Monday, September 17, 2007

Fried Coca-Cola = Gastro Intestinal Delight (sort of)

I went to the Utah State Fair over the weekend, not because I wanted to pay money to see cows carved out of butter, or see the world's largest pig for $1, or even to buy a casket. (There seriously was a guy selling coffins with the sign that read something to the effect of "The days of procrastinating are over. Plan your funeral today" among the fresh fudge vender and some kind of laser hair-removal place.

Nope, as exciting as all that is, I paid $5 to park my car, $24 for my brother Troy and my wife Lisa and I to enter the fair, and then $5 to try the most bizarre culinary delight...FRIED COCA COLA. That's right. Fried Coke. For $5.

They take coke syrup and make a batter out of it, and then it is deep fried in some scary looking grease.

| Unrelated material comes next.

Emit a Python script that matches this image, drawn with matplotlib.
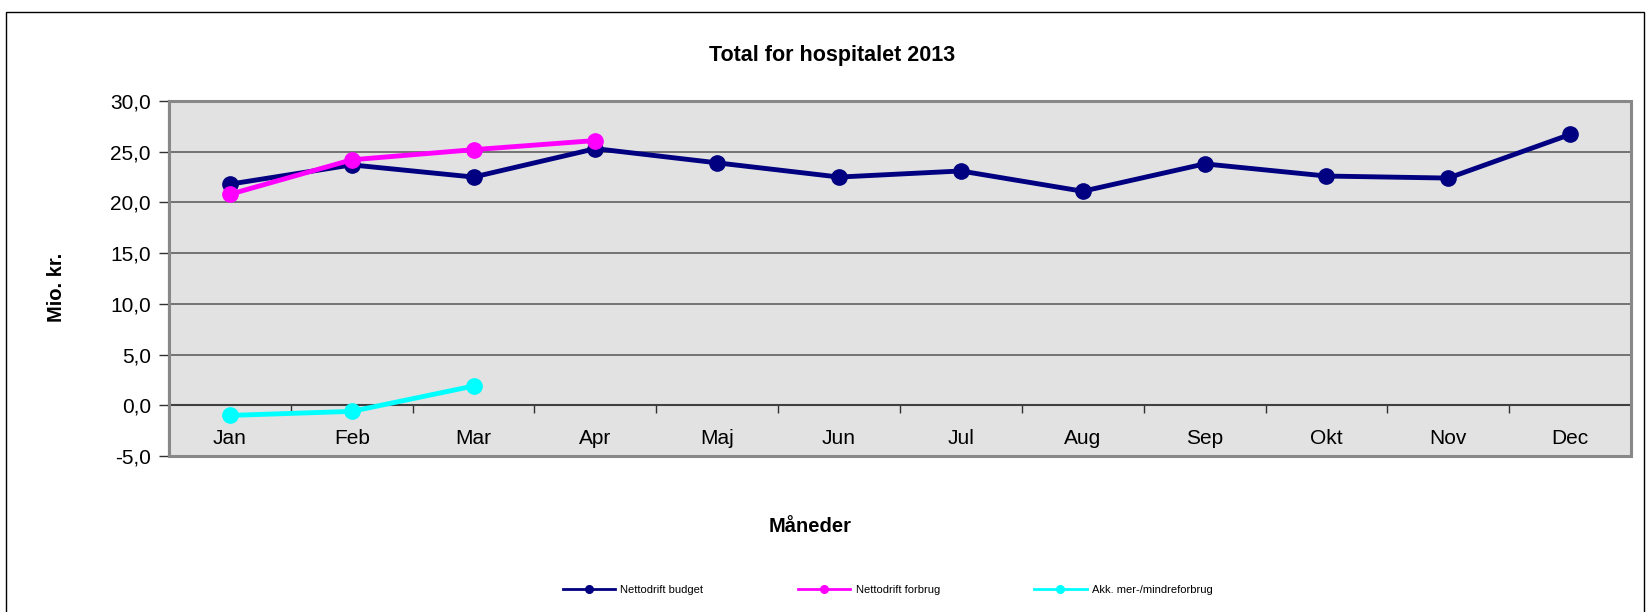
import numpy as np
import matplotlib
matplotlib.use('Agg')
import matplotlib.pyplot as plt
from matplotlib.patches import Rectangle
from matplotlib.ticker import FuncFormatter

# data (Mio. kr.)
months = ['Jan', 'Feb', 'Mar', 'Apr', 'Maj', 'Jun', 'Jul', 'Aug', 'Sep', 'Okt', 'Nov', 'Dec']
budget = [21.8, 23.7, 22.5, 25.3, 23.9, 22.5, 23.1, 21.1, 23.8, 22.6, 22.4, 26.7]
forbrug = [20.8, 24.2, 25.2, 26.1]
akk = [-1.0, -0.6, 1.9]

plt.rcParams['font.family'] = ['Liberation Sans', 'DejaVu Sans']

fig = plt.figure(figsize=(16.5, 6.12), dpi=100)
ax = fig.add_axes([0.1024, 0.2549, 0.8861, 0.5801])
ax.set_facecolor('#E2E2E2')

x = np.arange(len(months))
ax.plot(x, budget, color='#000080', lw=3.5, marker='o', ms=11, label='Nettodrift budget', zorder=3)
ax.plot(x[:len(forbrug)], forbrug, color='#FF00FF', lw=3.5, marker='o', ms=11, label='Nettodrift forbrug', zorder=4)
ax.plot(x[:len(akk)], akk, color='#00FFFF', lw=3.5, marker='o', ms=11, label='Akk. mer-/mindreforbrug', zorder=4)

ax.set_xlim(-0.5, 11.5)
ax.set_ylim(-5, 30)
ax.set_yticks(np.arange(-5, 31, 5))
ax.yaxis.set_major_formatter(FuncFormatter(lambda v, p: ('%.1f' % v).replace('.', ',')))
ax.yaxis.grid(True, color='#555555', lw=1.1)
ax.set_axisbelow(True)

# x axis crosses at 0, ticks between categories, labels at centres
ax.spines['bottom'].set_position(('data', 0))
ax.spines['bottom'].set_color('#404040')
ax.spines['bottom'].set_linewidth(1.5)
ax.spines['left'].set_color('#404040')
ax.spines['left'].set_linewidth(1.5)
ax.spines['top'].set_visible(False)
ax.spines['right'].set_visible(False)
ax.set_xticks(np.arange(0.5, 11, 1))
ax.set_xticklabels([])
ax.set_xticks(x, minor=True)
ax.set_xticklabels(months, minor=True)
ax.tick_params(axis='x', which='major', direction='out', length=6, width=1, color='#303030')
ax.tick_params(axis='x', which='minor', length=0, pad=17, labelsize=15)
ax.tick_params(axis='y', direction='out', length=7, width=1, color='#303030', labelsize=15, pad=6)

# plot area border
ax.add_patch(Rectangle((0, 0), 1, 1, transform=ax.transAxes, fill=False,
                       ec='#888888', lw=2.2, clip_on=False, zorder=5))

fig.text(0.504, 0.910, 'Total for hospitalet 2013', ha='center', va='center',
         fontsize=15.5, fontweight='bold')
fig.text(0.034, 0.53, 'Mio. kr.', ha='center', va='center', rotation=90,
         fontsize=14.5, fontweight='bold')
fig.text(0.491, 0.14, 'Måneder', ha='center', va='center', fontsize=14.5, fontweight='bold')

leg = fig.legend(loc='center', bbox_to_anchor=(0.538, 0.036), ncol=3, frameon=False,
                 fontsize=8, handlelength=4.7, handletextpad=0.5, columnspacing=8.5,
                 markerscale=0.5)
for h in leg.get_lines():
    h.set_linewidth(2)

# outer chart border
fig.add_artist(Rectangle((6 / 1650, -0.01), 1638 / 1650, 1 - 12 / 612 + 0.01, transform=fig.transFigure,
                         fill=False, ec='black', lw=1))

fig.savefig('out.png', dpi=100)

They take a paper cup and pour coca-cola syrup in the bottom, and then add your fried delicacy with whipped cream on top along with a cherry.



The top coke nuggets didn't have any syrup and were really bland and kind of soft and chewy.

The middle coke nuggets had some syrup on them and were surprisingly tasty.



The bottom coke nuggets had absorbed three times their weight in syrup from the bottom of the cup and had become bloated, and distorted kind of like Oprah. JUST KIDDING. It was way worse than Oprah. More like Rosie O'Donnell.

A bottle of water and three Immodium AD later, I was ready to go to the Utah-UCLA game at Rice Eccles Stadium. I was ok on Saturday, but that Immodium simply delayed the inevitable until Sunday morning. When you eat fried Coke Nuggets, you can run, but you can't hide.

Anyway, I can add Fried Coke to my list of foods I never thought I would eat. A giant list that includes the fried Twinkie I had at the New Years Eve party at the Fiesta Bowl in Arizona a few years back when Utah busted the BCS. Coke nuggets are better than fried twinkie, but not by a lot.

The day got even better though, because we found a present for my Dad and Troy and I rode the Giant Yellow Slide! We debated for about 1 second if we should pretend to be with the two young girls in front of us....and then decided to embrace it. Troy told the ticket taker we were re-living our childhood and he shook his head and laughed at us. At the top, after almost falling and breaking my neck on the stairs, Troy and I decided we should really re-live the childhood and race. I killed him. He had some snarky remark about me having more momentum due to weight, but I think he's jealous of my world record time. I almost came off the slide and bad on several bumps.



As we left about 90 minutes after arriving, Lisa said she could go another 20-30 years without going to the fair again. I guess that means Troy won't get his rematch.